D’une certaine façon, nous sommes tous des migrants puisque au cour de notre vie nous serons plusieurs fois confrontés à des changements parfois radicaux dans nos modes de vie et de pensée. Jean-Claude Métraux, psychiatre et psychothérapeute pour enfants et adolescents FMH, repense donc ce qui nous relie, plutôt que ce qui nous sépare du vécu des migrants.
Dans La migration comme métaphore[1], j’ai tenté de montrer que nous sommes tous des migrants, dans la mesure où chacun et chacune, quelles que soient la nature et l’importance de ses déplacements spatiaux, change de monde plusieurs fois au cours de sa vie […]Nous sommes donc tous des migrants, si ce n’est dans l’espace du moins dans le temps. Tout changement ne saurait cependant constituer une migration. Quelques conditions sont requises. Il doit y avoir changement de mondes, ceux-ci étant conçus comme des mondes de sens. Il faut aussi qu’il s’assortisse de pertes suffisamment signifiantes pour engendrer un processus de deuil : des pertes de Toi (personnes fortement investies), des pertes de Soi (corps sain, vie, statut) ou des pertes de sens. Or ces deuils, s’ils sont pleinement élaborés, se muent en sources de créations, individuelles et collectives […].
L’élaboration de nos deuils n’a pourtant pas toujours la possibilité de pleinement se réaliser. En particulier lors d’états de survie, ces situations dans lesquelles l’individu (la communauté aussi) dédie toute son énergie à sa survie à court terme : précarité extrême de longue durée (très grande pauvreté, alimentation insuffisante, épidémies) ou traumatismes persistants (telle la guerre). D’innombrables requérants d’asile ou réfugiés ont vécu pareille odyssée : dans le pays d’origine, au cours de leur périple, dans le pays d’accueil. Conséquences : ils doivent se maintenir – pour avoir une chance de survivre – en état d’alerte, sans cesse guetter la possible présence de dangers alentours. Fixés sur le présent, du moins le très court terme, ils ne peuvent octroyer à leur psyché le loisir de butiner dans les allées du futur (d’où entre autres leur apprentissage difficile de la langue du pays d’accueil, celui-ci nécessitant une projection minimale dans le futur). L’élaboration de leurs deuils multiples est elle aussi prohibée : leur inéluctable phase dépressive affaiblirait considérablement l’état d’alerte, fragiliserait individus et communauté au point de les rendre inaptes à défendre leur survie. Les deuils sont dès lors congelés […].

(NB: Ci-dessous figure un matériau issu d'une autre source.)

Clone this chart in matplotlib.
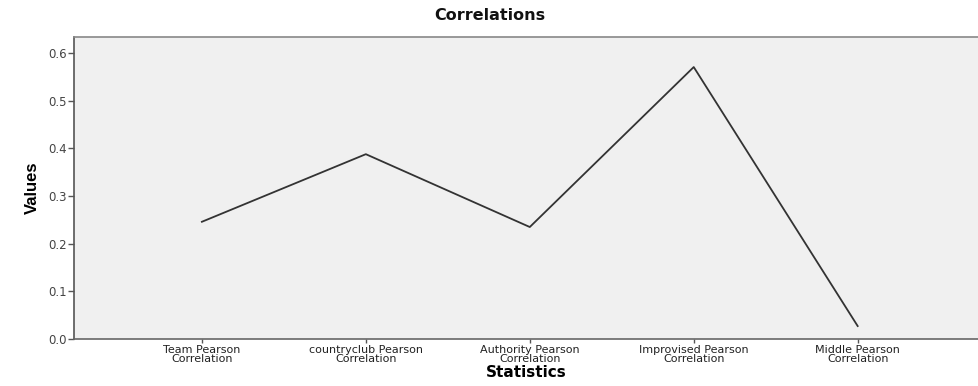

Unique alternative : réinventer, chacun et chacune, un accueil pétri de reconnaissances ; transformer nos pratiques, citoyennes ou professionnelles ; les nourrir d’approbation, d’attention soutenue à l’estime sociale et aux droits de nos vis-à-vis ; manifester notre gratitude. Car le donateur n’est peut-être pas toujours celui qu’on croit : les personnes en état de survie nous offrent parfois des pans de leur vécu, de leur intimité, de leurs souffrances, à savoir des paroles précieuses qu’ils nous jugent dignes de recevoir. La balle de la reconnaissance est dès lors dans notre camp. Ainsi participerons-nous au modelage de rivages, des côtes des Pouilles à celles du Léman.
Et, chemin faisant, nous nous souviendrons que nous-mêmes, à de nombreux moments de nos vies, avons cherché des rivages hospitaliers. Nous reviendra à l’esprit notre propre essence migrante, cette similitude fondamentale entre tous les êtres humains.
Cet extrait provient de l’article « Santé et accueil des dits « migrants » » de Jean-Claude Métraux. Il est disponible dans le n°47 de la Revue des Cèdres : L’exil comme royaume.
[1] Jean-Claude Métraux, La migration comme métaphore, La Dispute, Paris, 2011.